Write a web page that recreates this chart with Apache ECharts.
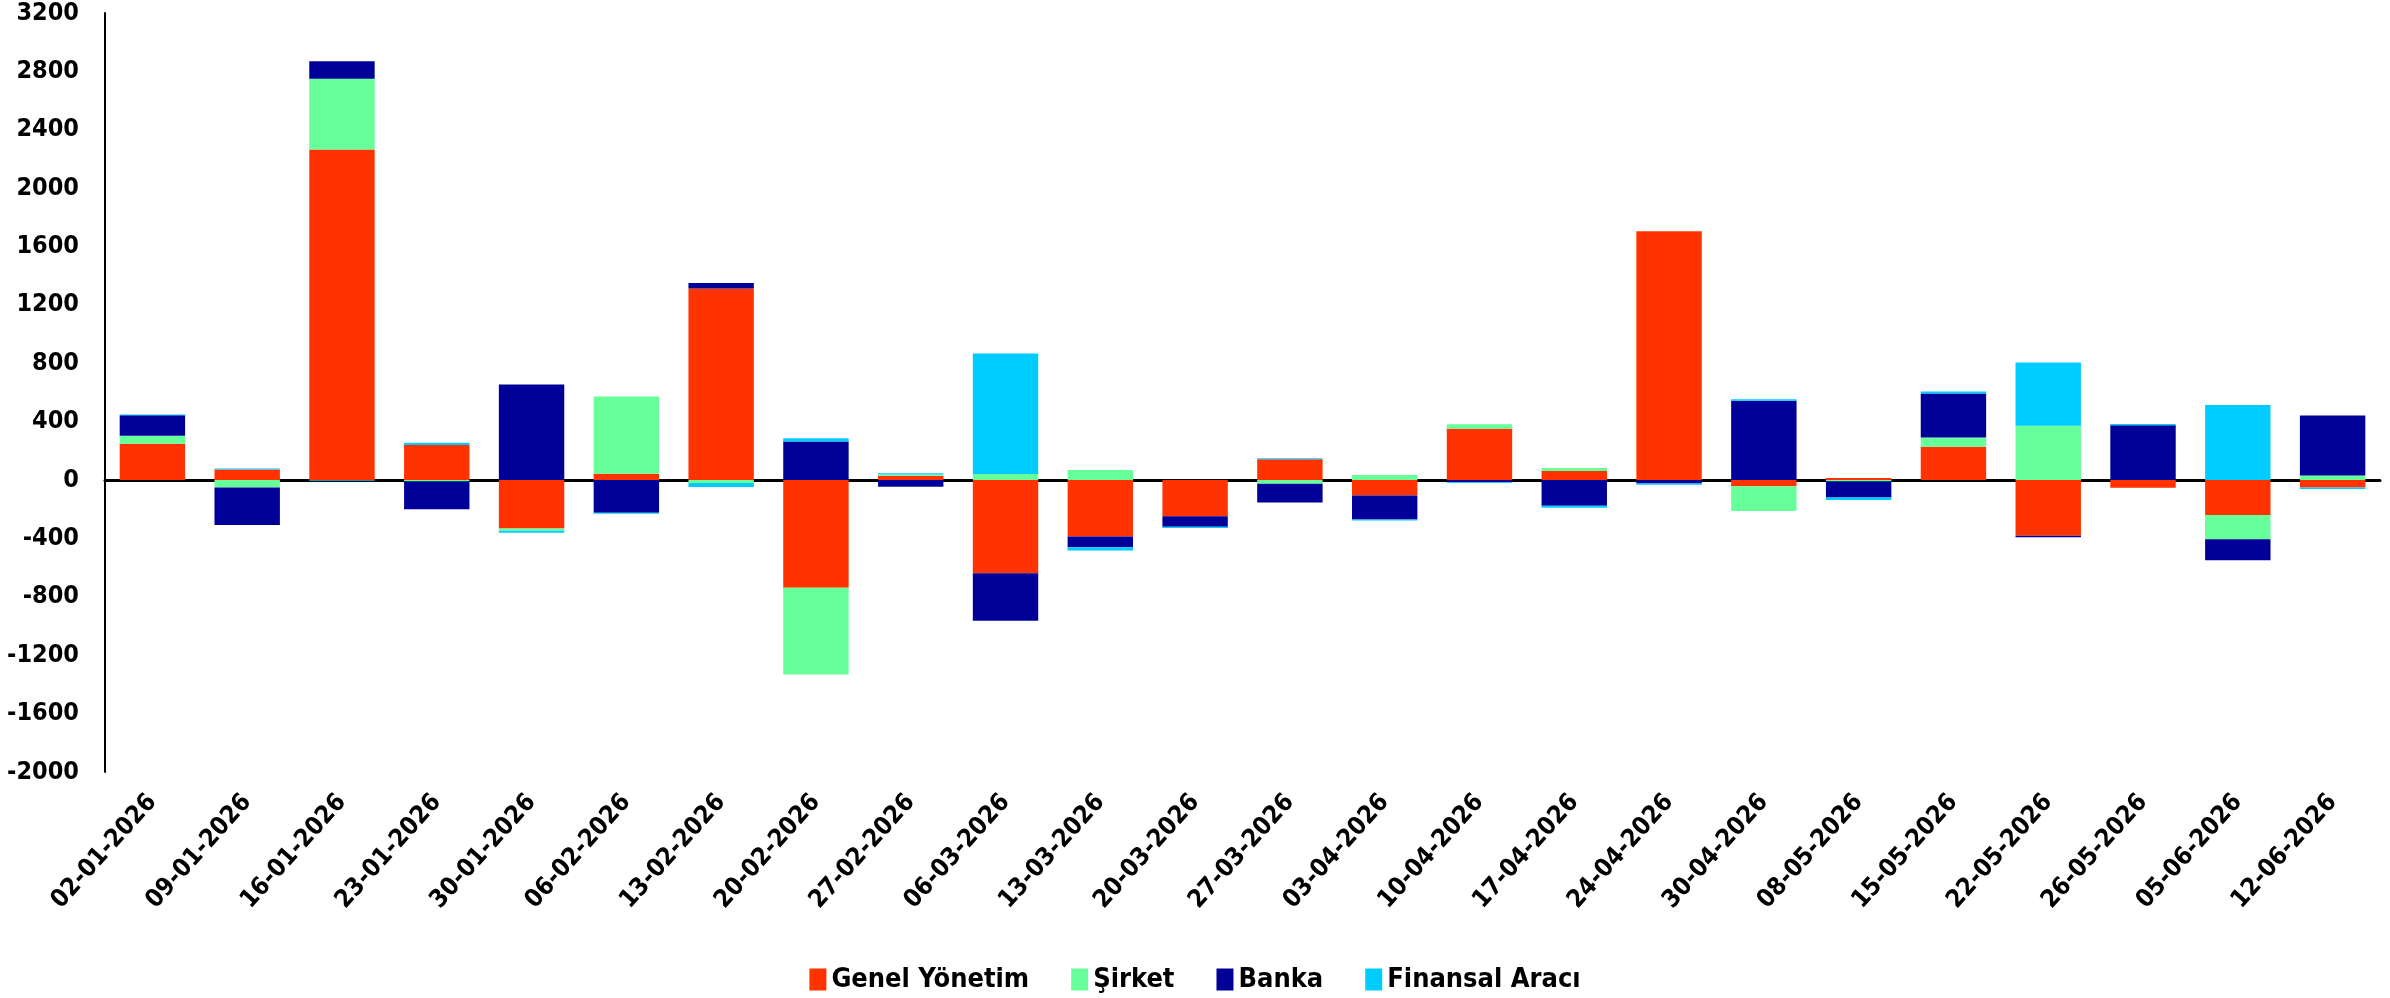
<!DOCTYPE html>
<html>
<head>
<meta charset="utf-8">
<script src="https://cdn.jsdelivr.net/npm/echarts@6/dist/echarts.min.js"></script>
<style>
  html, body { margin: 0; padding: 0; background: #fff; }
  #chart { width: 2390px; height: 998px; }
</style>
</head>
<body>
<div id="chart"></div>
<script>
// haftalik tarihler
const dates = ['02-01-2026', '09-01-2026', '16-01-2026', '23-01-2026', '30-01-2026', '06-02-2026',
  '13-02-2026', '20-02-2026', '27-02-2026', '06-03-2026', '13-03-2026', '20-03-2026',
  '27-03-2026', '03-04-2026', '10-04-2026', '17-04-2026', '24-04-2026', '30-04-2026',
  '08-05-2026', '15-05-2026', '22-05-2026', '26-05-2026', '05-06-2026', '12-06-2026']

const genelYonetim = [249, 73, 2265, 241, -331, 44, 1312, -738, 30, -638, -386, -247,
  142, -105, 351, 62, 1705, -43, 14, 229, -382, -53, -240, -50]
const sirket = [54, -50, 484, -10, -16, 528, -20, -594, 8, 41, 69, 0,
  -25, 34, 32, 20, 0, -169, -10, 62, 372, 0, -165, 32]
const banka = [141, -258, 121, -190, 655, -224, 38, 264, -46, -325, -75, -73,
  -128, -165, -15, -176, -23, 544, -110, 303, -9, 376, -144, 411]
const finansalAraci = [5, 7, -5, 14, -14, -7, -27, 23, 8, 827, -21, -9,
  7, -7, -5, -14, -9, 9, -16, 12, 433, 9, 514, -11]

const yTicks = { min: -2000, max: 3200, interval: 400 }

const narrow = '"Liberation Sans Narrow", "DejaVu Sans Condensed", sans-serif'

const chart = echarts.init(document.getElementById('chart'))

function bar (name, data, color) {
  return {
    name: name,
    type: 'bar',
    stack: 'toplam',
    barCategoryGap: '31%',
    itemStyle: { color: color },
    data: data,
    animation: false
  }
}

chart.setOption({
  animation: false,
  grid: {
    left: 105,
    right: 10,
    top: 13,
    bottom: 226,
    outerBoundsMode: 'none'
  },
  legend: {
    bottom: 0,
    left: 'center',
    icon: 'rect',
    itemWidth: 17,
    itemHeight: 22,
    itemGap: 42,
    textStyle: {
      fontFamily: narrow,
      fontWeight: 'bold',
      fontSize: 27,
      color: '#000'
    },
    data: ['Genel Yönetim', 'Şirket', 'Banka', 'Finansal Aracı']
  },
  xAxis: [{
    type: 'category',
    data: dates,
    axisLine: { show: false, onZero: false },
    axisTick: { show: false },
    axisLabel: {
      rotate: 48,
      margin: 26,
      interval: 0,
      fontFamily: narrow,
      fontWeight: 'bold',
      fontSize: 25,
      color: '#000'
    }
  }, {
    // sifir cizgisi
    type: 'category',
    data: dates,
    position: 'bottom',
    axisLine: { show: true, onZero: true, lineStyle: { color: '#000', width: 3 } },
    axisTick: { show: false },
    axisLabel: { show: false }
  }],
  yAxis: {
    type: 'value',
    min: yTicks.min,
    max: yTicks.max,
    interval: yTicks.interval,
    splitLine: { show: false },
    axisTick: { show: false },
    axisLine: { show: true, lineStyle: { color: '#000', width: 2 } },
    axisLabel: {
      margin: 26,
      formatter: function (v) { return String(v) },
      fontFamily: narrow,
      fontWeight: 'bold',
      fontSize: 25,
      color: '#000'
    }
  },
  series: [
    bar('Genel Yönetim', genelYonetim, '#FF3300'),
    bar('Şirket', sirket, '#66FF99'),
    bar('Banka', banka, '#000099'),
    bar('Finansal Aracı', finansalAraci, '#00CCFF')
  ]
})
</script>
</body>
</html>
-=-=-
▸ **EXERCISE DESCRIPTION**: Please write out all the data again word for word, but not the pictures.

▸ **RESULT OF THIS EXERCISE**:
Write a web page that recreates this chart with Apache ECharts.
<!DOCTYPE html>
<html>
<head>
<meta charset="utf-8">
<script src="https://cdn.jsdelivr.net/npm/echarts@6/dist/echarts.min.js"></script>
<style>
  html, body { margin: 0; padding: 0; background: #fff; }
  #chart { width: 2390px; height: 998px; }
</style>
</head>
<body>
<div id="chart"></div>
<script>
// haftalik tarihler
const dates = ['02-01-2026', '09-01-2026', '16-01-2026', '23-01-2026', '30-01-2026', '06-02-2026',
  '13-02-2026', '20-02-2026', '27-02-2026', '06-03-2026', '13-03-2026', '20-03-2026',
  '27-03-2026', '03-04-2026', '10-04-2026', '17-04-2026', '24-04-2026', '30-04-2026',
  '08-05-2026', '15-05-2026', '22-05-2026', '26-05-2026', '05-06-2026', '12-06-2026']

const genelYonetim = [249, 73, 2265, 241, -331, 44, 1312, -738, 30, -638, -386, -247,
  142, -105, 351, 62, 1705, -43, 14, 229, -382, -53, -240, -50]
const sirket = [54, -50, 484, -10, -16, 528, -20, -594, 8, 41, 69, 0,
  -25, 34, 32, 20, 0, -169, -10, 62, 372, 0, -165, 32]
const banka = [141, -258, 121, -190, 655, -224, 38, 264, -46, -325, -75, -73,
  -128, -165, -15, -176, -23, 544, -110, 303, -9, 376, -144, 411]
const finansalAraci = [5, 7, -5, 14, -14, -7, -27, 23, 8, 827, -21, -9,
  7, -7, -5, -14, -9, 9, -16, 12, 433, 9, 514, -11]

const yTicks = { min: -2000, max: 3200, interval: 400 }

const narrow = '"Liberation Sans Narrow", "DejaVu Sans Condensed", sans-serif'

const chart = echarts.init(document.getElementById('chart'))

function bar (name, data, color) {
  return {
    name: name,
    type: 'bar',
    stack: 'toplam',
    barCategoryGap: '31%',
    itemStyle: { color: color },
    data: data,
    animation: false
  }
}

chart.setOption({
  animation: false,
  grid: {
    left: 105,
    right: 10,
    top: 13,
    bottom: 226,
    outerBoundsMode: 'none'
  },
  legend: {
    bottom: 0,
    left: 'center',
    icon: 'rect',
    itemWidth: 17,
    itemHeight: 22,
    itemGap: 42,
    textStyle: {
      fontFamily: narrow,
      fontWeight: 'bold',
      fontSize: 27,
      color: '#000'
    },
    data: ['Genel Yönetim', 'Şirket', 'Banka', 'Finansal Aracı']
  },
  xAxis: [{
    type: 'category',
    data: dates,
    axisLine: { show: false, onZero: false },
    axisTick: { show: false },
    axisLabel: {
      rotate: 48,
      margin: 26,
      interval: 0,
      fontFamily: narrow,
      fontWeight: 'bold',
      fontSize: 25,
      color: '#000'
    }
  }, {
    // sifir cizgisi
    type: 'category',
    data: dates,
    position: 'bottom',
    axisLine: { show: true, onZero: true, lineStyle: { color: '#000', width: 3 } },
    axisTick: { show: false },
    axisLabel: { show: false }
  }],
  yAxis: {
    type: 'value',
    min: yTicks.min,
    max: yTicks.max,
    interval: yTicks.interval,
    splitLine: { show: false },
    axisTick: { show: false },
    axisLine: { show: true, lineStyle: { color: '#000', width: 2 } },
    axisLabel: {
      margin: 26,
      formatter: function (v) { return String(v) },
      fontFamily: narrow,
      fontWeight: 'bold',
      fontSize: 25,
      color: '#000'
    }
  },
  series: [
    bar('Genel Yönetim', genelYonetim, '#FF3300'),
    bar('Şirket', sirket, '#66FF99'),
    bar('Banka', banka, '#000099'),
    bar('Finansal Aracı', finansalAraci, '#00CCFF')
  ]
})
</script>
</body>
</html>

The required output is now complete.